Para la fe católica, la muerte no es simplemente el final biológico, sino la separación del alma inmortal del cuerpo terreno. Marca el final de nuestro peregrinar en la tierra, pero no de nuestra existencia: el alma continúa hacia el juicio y, si estamos en gracia, hacia la resurrección y la vida eterna.
Desde el punto de vista médico y práctico, reconocer el momento de la muerte no siempre es sencillo. Antiguamente se definía por la parada cardiorrespiratoria: si el corazón dejaba de latir y los pulmones de moverse, se consideraba que la persona había muerto. Sin embargo, con los avances de la medicina —como los ventiladores mecánicos— es posible mantener el corazón y los pulmones funcionando temporalmente, incluso si el daño es reversible.
Hoy, la ciencia y la Iglesia aceptan como criterio válido la muerte neurológica o cerebral: la pérdida irreversible de todas las funciones del cerebro, cerebelo y tronco cerebral. Cuando esto ocurre, aunque el corazón y los pulmones sigan funcionando con o sin asistencia, la persona ha muerto.
La Iglesia no dicta qué máquinas usar ni cómo certificar técnicamente la muerte; confía en que los médicos actúen con certeza moral y rigor científico. Tanto Pío XII como San Juan Pablo II subrayaron que el papel de la medicina es reconocer los signos biológicos que indican que la unidad cuerpo–alma ya se ha roto, aunque no podamos ver el momento exacto en que el alma parte.
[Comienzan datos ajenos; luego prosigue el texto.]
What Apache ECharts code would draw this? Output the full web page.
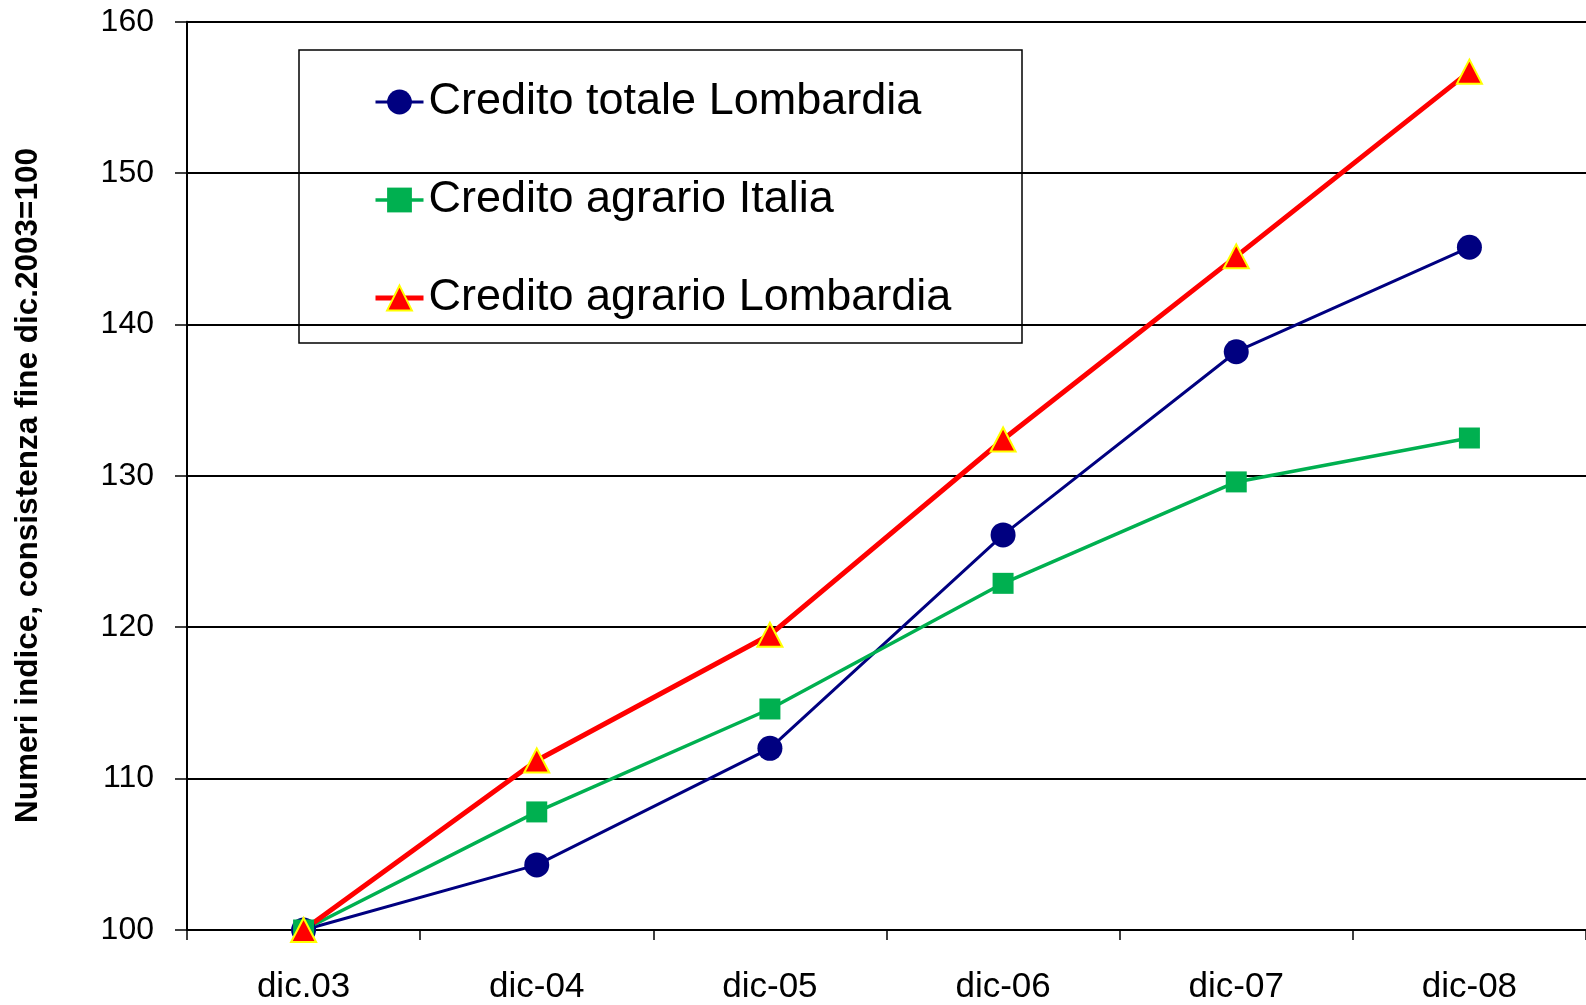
<!DOCTYPE html>
<html>
<head>
<meta charset="utf-8">
<script src="https://cdn.jsdelivr.net/npm/echarts@6/dist/echarts.min.js"></script>
<style>
  html, body { margin: 0; padding: 0; background: #fff; }
  #chart { width: 1586px; height: 1005px; }
</style>
</head>
<body>
<div id="chart"></div>
<script>
const categories = ['dic.03', 'dic-04', 'dic-05', 'dic-06', 'dic-07', 'dic-08'];
const creditoTotaleLombardia = [100, 104.3, 112.0, 126.1, 138.2, 145.1];
const creditoAgrarioItalia = [100, 107.8, 114.6, 122.9, 129.6, 132.5];
const creditoAgrarioLombardia = [100, 111.2, 119.5, 132.4, 144.5, 156.7];
const seriesNames = ['Credito totale Lombardia', 'Credito agrario Italia', 'Credito agrario Lombardia'];
const yAxisTitle = 'Numeri indice, consistenza fine dic.2003=100';

const chart = echarts.init(document.getElementById('chart'));
const font = "'Liberation Sans', Arial, sans-serif";

const blue = '#000080', green = '#00B050', red = '#FF0000', yellow = '#FFFF00';

chart.setOption({
  animation: false,
  backgroundColor: '#ffffff',
  grid: { left: 187, right: 0, top: 21.7, bottom: 72.5, containLabel: false },
  legend: {
    orient: 'vertical',
    left: 373,
    top: 79.5,
    padding: 0,
    itemGap: 53,
    itemWidth: 48,
    itemHeight: 31,
    data: [
      { name: seriesNames[0], lineStyle: { color: blue, width: 3 }, itemStyle: { color: blue } },
      { name: seriesNames[1], lineStyle: { color: green, width: 3.5 }, itemStyle: { color: green } },
      { name: seriesNames[2], lineStyle: { color: red, width: 5 }, itemStyle: { color: red, borderColor: yellow, borderWidth: 2 } }
    ],
    textStyle: { fontFamily: font, fontSize: 45, color: '#000' },
    selectedMode: false
  },
  graphic: [
    {
      type: 'rect',
      shape: { x: 299, y: 50, width: 723, height: 293 },
      style: { fill: 'none', stroke: '#000', lineWidth: 1.5 },
      z: 10
    },
    {
      type: 'text',
      x: 28,
      y: 485.5,
      rotation: Math.PI / 2,
      style: {
        text: yAxisTitle,
        font: "bold 31.5px 'Liberation Sans', Arial, sans-serif",
        fill: '#000',
        align: 'center',
        verticalAlign: 'middle'
      }
    }
  ],
  xAxis: {
    type: 'category',
    data: categories,
    boundaryGap: true,
    axisLine: { lineStyle: { color: '#000', width: 2 } },
    axisTick: { show: true, length: 10, lineStyle: { color: '#000', width: 1.5 } },
    axisLabel: { fontFamily: font, fontSize: 35, color: '#000', margin: 40, interval: 0 },
    splitLine: { show: false }
  },
  yAxis: {
    type: 'value',
    min: 100,
    max: 160,
    interval: 10,
    axisLine: { show: true, lineStyle: { color: '#000', width: 2 } },
    axisTick: { show: true, length: 12, lineStyle: { color: '#000', width: 1.5 } },
    axisLabel: { fontFamily: font, fontSize: 32, color: '#000', margin: 33 },
    splitLine: { show: true, lineStyle: { color: '#000', width: 2 } }
  },
  series: [
    {
      name: seriesNames[0],
      type: 'line',
      data: creditoTotaleLombardia,
      symbol: 'circle',
      symbolSize: 25,
      lineStyle: { color: blue, width: 3 },
      itemStyle: { color: blue }
    },
    {
      name: seriesNames[1],
      type: 'line',
      data: creditoAgrarioItalia,
      symbol: 'rect',
      symbolSize: 21,
      lineStyle: { color: green, width: 3.5 },
      itemStyle: { color: green }
    },
    {
      name: seriesNames[2],
      type: 'line',
      data: creditoAgrarioLombardia,
      symbol: 'triangle',
      symbolSize: [25, 24],
      lineStyle: { color: red, width: 5 },
      itemStyle: { color: red, borderColor: yellow, borderWidth: 2 }
    }
  ]
});
</script>
</body>
</html>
Este criterio neurológico es también clave para la donación de órganos, que la Iglesia considera un acto de amor y generosidad, siempre que se confirme la muerte de forma moral y médica. Mientras el cerebro esté vivo, los médicos lucharán por salvar al paciente; pero si el cerebro ha muerto, aunque haya signos mecánicos en el cuerpo, la persona ya ha partido hacia Dios.